Aid agency says increased funding essential to provide drought victims with food, water as impacts linked to El Nino and climate change start to bite
By Ed King
A major crisis is brewing in Africa and Latin America, with severe food shortages linked to an ongoing drought likely to hit in early 2016, according to the Oxfam aid agency.
It says the world’s top humanitarian and food agencies will face an “unprecedented level of strain” next year if erratic rains continue to blight already parched landscapes.
Tens of millions of people will face hunger, disease, water shortages and dangerous journeys to find new and safer lands if early action is not taken to avert disaster.
“Places like Ethiopia, Haiti and Papua New Guinea are already feeling the effects of drought and crop failure,” said Jane Cocking, Oxfam humanitarian director.
“We urgently need to get help to these areas to make sure people have enough food and water.
“Aid agencies are already stretched responding to the crises in Syria, South Sudan and Yemen.

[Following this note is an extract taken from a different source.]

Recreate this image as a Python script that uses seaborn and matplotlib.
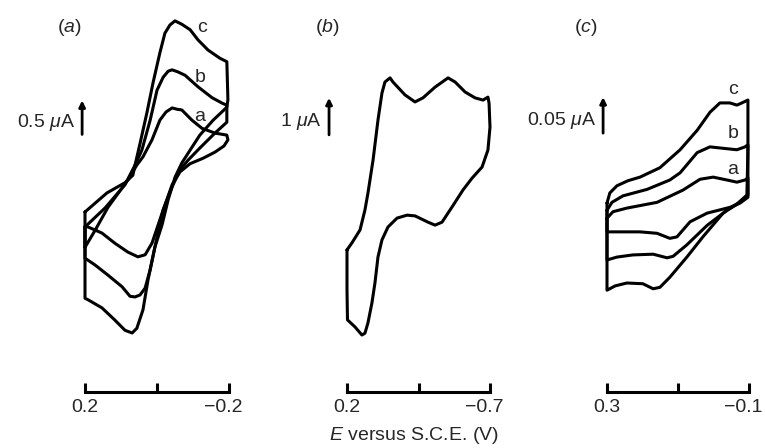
import pandas as pd
import matplotlib
matplotlib.use('Agg')
import matplotlib.pyplot as plt
import matplotlib.transforms as mtransforms
import seaborn as sns

# Panel (a): potential E (V) and current i (uA), curves a, b, c
a_E_a = [0.200, 0.172, 0.136, 0.081, 0.056, 0.039, 0.014, -0.008, -0.025, -0.042, -0.056, -0.069, -0.097, -0.125,
         -0.161, -0.194, -0.197, -0.186, -0.161, -0.128, -0.092, -0.064, -0.042, -0.014, 0.014, 0.033, 0.053, 0.081,
         0.117, 0.153, 0.192, 0.200, 0.200]
a_i_a = [-0.99, -0.74, -0.40, 0.00, 0.22, 0.34, 0.59, 0.88, 1.00, 1.06, 1.04, 1.03, 0.88, 0.76, 0.69, 0.66, 0.59,
         0.50, 0.41, 0.32, 0.24, 0.12, -0.07, -0.49, -0.93, -1.10, -1.13, -1.06, -0.93, -0.78, -0.69, -0.68, -0.99]
a_E_b = [0.200, 0.144, 0.089, 0.061, 0.042, 0.019, 0.000, -0.017, -0.031, -0.042, -0.058, -0.078, -0.114, -0.153,
         -0.181, -0.194, -0.194, -0.161, -0.119, -0.086, -0.064, -0.042, -0.017, 0.000, 0.019, 0.033, 0.047, 0.061,
         0.075, 0.097, 0.136, 0.172, 0.200, 0.200]
a_i_b = [-0.69, -0.41, -0.07, 0.22, 0.44, 0.88, 1.32, 1.51, 1.60, 1.62, 1.59, 1.54, 1.37, 1.21, 1.13, 1.10, 0.85,
         0.69, 0.47, 0.29, 0.15, -0.10, -0.44, -0.84, -1.32, -1.59, -1.69, -1.72, -1.71, -1.57, -1.40, -1.25, -1.15,
         -0.69]
a_E_c = [0.200, 0.139, 0.089, 0.067, 0.061, 0.047, 0.028, 0.011, -0.008, -0.022, -0.036, -0.050, -0.069, -0.092,
         -0.114, -0.142, -0.175, -0.194, -0.197, -0.194, -0.156, -0.119, -0.092, -0.069, -0.050, -0.031, -0.014,
         0.006, 0.025, 0.039, 0.056, 0.069, 0.089, 0.117, 0.153, 0.192, 0.200, 0.200]
a_i_c = [-0.47, -0.19, -0.04, 0.07, 0.22, 0.54, 0.99, 1.43, 1.87, 2.16, 2.28, 2.34, 2.29, 2.21, 2.06, 1.91, 1.79,
         1.74, 1.18, 1.07, 0.88, 0.66, 0.44, 0.25, 0.04, -0.29, -0.66, -0.99, -1.47, -1.91, -2.18, -2.25, -2.21,
         -2.06, -1.88, -1.76, -1.74, -0.47]

# Panel (b)
b_E = [0.200, 0.169, 0.118, 0.087, 0.068, 0.036, 0.005, -0.020, -0.039, -0.071, -0.089, -0.165, -0.228, -0.278,
       -0.354, -0.436, -0.480, -0.543, -0.606, -0.656, -0.687, -0.694, -0.700, -0.687, -0.650, -0.587, -0.530,
       -0.461, -0.398, -0.354, -0.310, -0.228, -0.178, -0.115, -0.058, -0.020, 0.005, 0.024, 0.043, 0.068, 0.087,
       0.106, 0.150, 0.197, 0.200, 0.200]
b_i = [-1.89, -1.70, -1.35, -0.81, -0.35, 0.54, 1.62, 2.35, 2.65, 2.76, 2.65, 2.30, 2.11, 2.22, 2.51, 2.76, 2.65,
       2.38, 2.22, 2.16, 2.24, 2.08, 1.43, 0.81, 0.35, 0.05, -0.27, -0.73, -1.14, -1.22, -1.14, -0.97, -0.95, -1.03,
       -1.27, -1.62, -2.08, -2.78, -3.32, -3.86, -4.14, -4.19, -3.97, -3.78, -2.97, -1.89]

# Panel (c)
c_E_a = [0.300, 0.283, 0.244, 0.159, 0.086, 0.038, 0.001, -0.038, -0.066, -0.089, -0.097, -0.097, -0.075, -0.046,
         0.018, 0.066, 0.103, 0.123, 0.159, 0.207, 0.255, 0.300, 0.300]
c_i_a = [-0.053, -0.044, -0.039, -0.031, -0.014, 0.001, 0.004, 0.000, -0.003, 0.000, 0.003, -0.024, -0.032, -0.038,
         -0.046, -0.058, -0.079, -0.081, -0.074, -0.072, -0.072, -0.072, -0.053]
c_E_b = [0.300, 0.286, 0.255, 0.187, 0.123, 0.094, 0.046, 0.010, -0.027, -0.066, -0.089, -0.097, -0.097, -0.069,
         -0.038, 0.018, 0.075, 0.114, 0.131, 0.170, 0.227, 0.272, 0.300, 0.300]
c_i_b = [-0.042, -0.031, -0.022, -0.013, 0.000, 0.010, 0.038, 0.046, 0.044, 0.042, 0.046, 0.049, -0.021, -0.033,
         -0.042, -0.063, -0.090, -0.106, -0.108, -0.103, -0.104, -0.107, -0.111, -0.042]
c_E_c = [0.300, 0.292, 0.272, 0.241, 0.207, 0.151, 0.094, 0.046, 0.010, -0.018, -0.046, -0.066, -0.080, -0.097,
         -0.097, -0.094, -0.069, -0.027, 0.030, 0.075, 0.123, 0.151, 0.170, 0.199, 0.244, 0.277, 0.300, 0.300]
c_i_c = [-0.032, -0.018, -0.008, -0.001, 0.004, 0.017, 0.042, 0.069, 0.094, 0.107, 0.107, 0.104, 0.107, 0.111,
         0.042, -0.021, -0.032, -0.046, -0.079, -0.107, -0.135, -0.149, -0.151, -0.144, -0.143, -0.147, -0.153,
         -0.032]

sns.set_theme(style='white')
plt.rcParams['font.family'] = ['Liberation Sans', 'DejaVu Sans']
plt.rcParams['mathtext.fontset'] = 'custom'
plt.rcParams['mathtext.rm'] = 'Liberation Sans'
plt.rcParams['mathtext.it'] = 'Liberation Sans:italic'

W, H = 765, 448
FS = 14
fig = plt.figure(figsize=(W / 100, H / 100), dpi=100)
fig.patch.set_facecolor('white')


def make_df(curves):
    rows = []
    for name, E, i in curves:
        for e, c in zip(E, i):
            rows.append({'E': e, 'i': c, 'curve': name})
    return pd.DataFrame(rows)


panels = [
    dict(px=(85, 229), xlim=(0.2, -0.2), ylim=(-2.5, 2.5), ticks=[0.2, 0.0, -0.2],
         tlabels=['0.2', '', '\u22120.2'],
         curves=[('a', a_E_a, a_i_a), ('b', a_E_b, a_i_b), ('c', a_E_c, a_i_c)],
         bar=(0.208, 0.67, 1.17, '0.5 $\\mu$A'), tag='a', tagx=69,
         names=[('c', -0.125, 2.24), ('b', -0.119, 1.51), ('a', -0.119, 0.93)]),
    dict(px=(347, 490), xlim=(0.2, -0.7), ylim=(-4.595, 4.595), ticks=[0.2, -0.25, -0.7],
         tlabels=['0.2', '', '\u22120.7'],
         curves=[('b', b_E, b_i)],
         bar=(0.313, 1.22, 2.22, '1 $\\mu$A'), tag='b', tagx=327, names=[]),
    dict(px=(607, 749), xlim=(0.3, -0.1), ylim=(-0.236, 0.236), ticks=[0.3, 0.1, -0.1],
         tlabels=['0.3', '', '\u22120.1'],
         curves=[('a', c_E_a, c_i_a), ('b', c_E_b, c_i_b), ('c', c_E_c, c_i_c)],
         bar=(0.311, 0.065, 0.115, '0.05 $\\mu$A'), tag='c', tagx=586,
         names=[('c', -0.055, 0.125), ('b', -0.055, 0.064), ('a', -0.055, 0.015)]),
]

top, bottom = 10, 350
for p in panels:
    x0, x1 = p['px']
    ax = fig.add_axes([x0 / W, 1 - bottom / H, (x1 - x0) / W, (bottom - top) / H])
    ax.set_facecolor('none')
    df = make_df(p['curves'])
    sns.lineplot(data=df, x='E', y='i', units='curve', estimator=None, sort=False,
                 color='black', linewidth=2.2, ax=ax, legend=False)
    for ln in ax.lines:
        ln.set_clip_on(False)
        ln.set_solid_joinstyle('round')
        ln.set_solid_capstyle('round')
    ax.set_xlim(*p['xlim'])
    ax.set_ylim(*p['ylim'])
    for s in ['top', 'left', 'right']:
        ax.spines[s].set_visible(False)
    ax.spines['bottom'].set_position(('outward', 30))
    ax.spines['bottom'].set_linewidth(2.2)
    ax.spines['bottom'].set_color('black')
    ax.set_yticks([])
    ax.set_xticks(p['ticks'])
    ax.set_xticklabels(p['tlabels'])
    ax.tick_params(axis='x', direction='in', length=6.5, width=2.2, color='black',
                   labelsize=FS, pad=5, bottom=True)
    # the number part of the negative end label sits centred on its tick
    last = ax.get_xticklabels()[-1]
    last.set_horizontalalignment('right')
    last.set_transform(last.get_transform() +
                       mtransforms.ScaledTranslation(9.5 / 72, 0, fig.dpi_scale_trans))
    ax.set_xlabel('')
    ax.set_ylabel('')

    # current scale arrow
    bx, yb, yt, txt = p['bar']
    ax.annotate('', xy=(bx, yt), xytext=(bx, yb),
                arrowprops=dict(arrowstyle='-|>', lw=2.0, color='black', mutation_scale=9,
                                shrinkA=0, shrinkB=0),
                annotation_clip=False)
    ax.annotate(txt, xy=(bx, (yb + yt) / 2), xytext=(-5, -4), textcoords='offset points',
                ha='right', va='center', fontsize=FS, annotation_clip=False)

    for nm, ex, iy in p['names']:
        ax.text(ex, iy, nm, fontsize=FS, ha='center', va='center')

    fig.text(p['tagx'] / W, 1 - 28 / H, '($\\mathit{' + p['tag'] + '}$)', fontsize=FS,
             ha='center', va='center')

fig.text(414 / W, 1 - 435 / H, '$\\mathit{E}$ versus S.C.E. (V)', fontsize=FS,
         ha='center', va='center')

fig.savefig('out.png', dpi=100, facecolor='white')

We cannot afford to allow other large-scale emergencies to develop elsewhere.”
The warning comes as some UK MPs lobby the government to scale back its overseas spending and focus on helping victims of the country’s recent spate of floods in the north of the country.
“Where there is money set aside to help flood victims around the world it should now be diverted to help people suffering in the UK,” said former environment chief Owen Paterson.
Oxfam claims that without further support it faces a $25 million funding gap in Ethiopia alone – and will be unable to help 777,000 people gain access to emergency food and water.
Ethiopia’s government says 10.2 million people will need humanitarian assistance in 2016, at an estimated cost of $1.4 billion, while Malawi predicts 2.8 million of its citizens will require help.
Erratic rainfalls across the world over the past few months have been linked to the El Nino weather phenomenon, which occurs naturally roughly every five years and releases huge amounts of heat from the Southern Oceans.
This has global impacts, frequently leading to drought in Australia and Indonesia, and heavy rains in California and Latin America.
Rainfall patterns in Kenya, Somalia, South Africa and India’s annual monsoon can also be affected. Famine, outbreaks of disease and conflict have been blamed on the weather event.
According to the World Meteorological Organisation, the El Nino event the world is currently experiencing is likely to be one of the strongest yet, buoyed by temperatures boosted by global warming.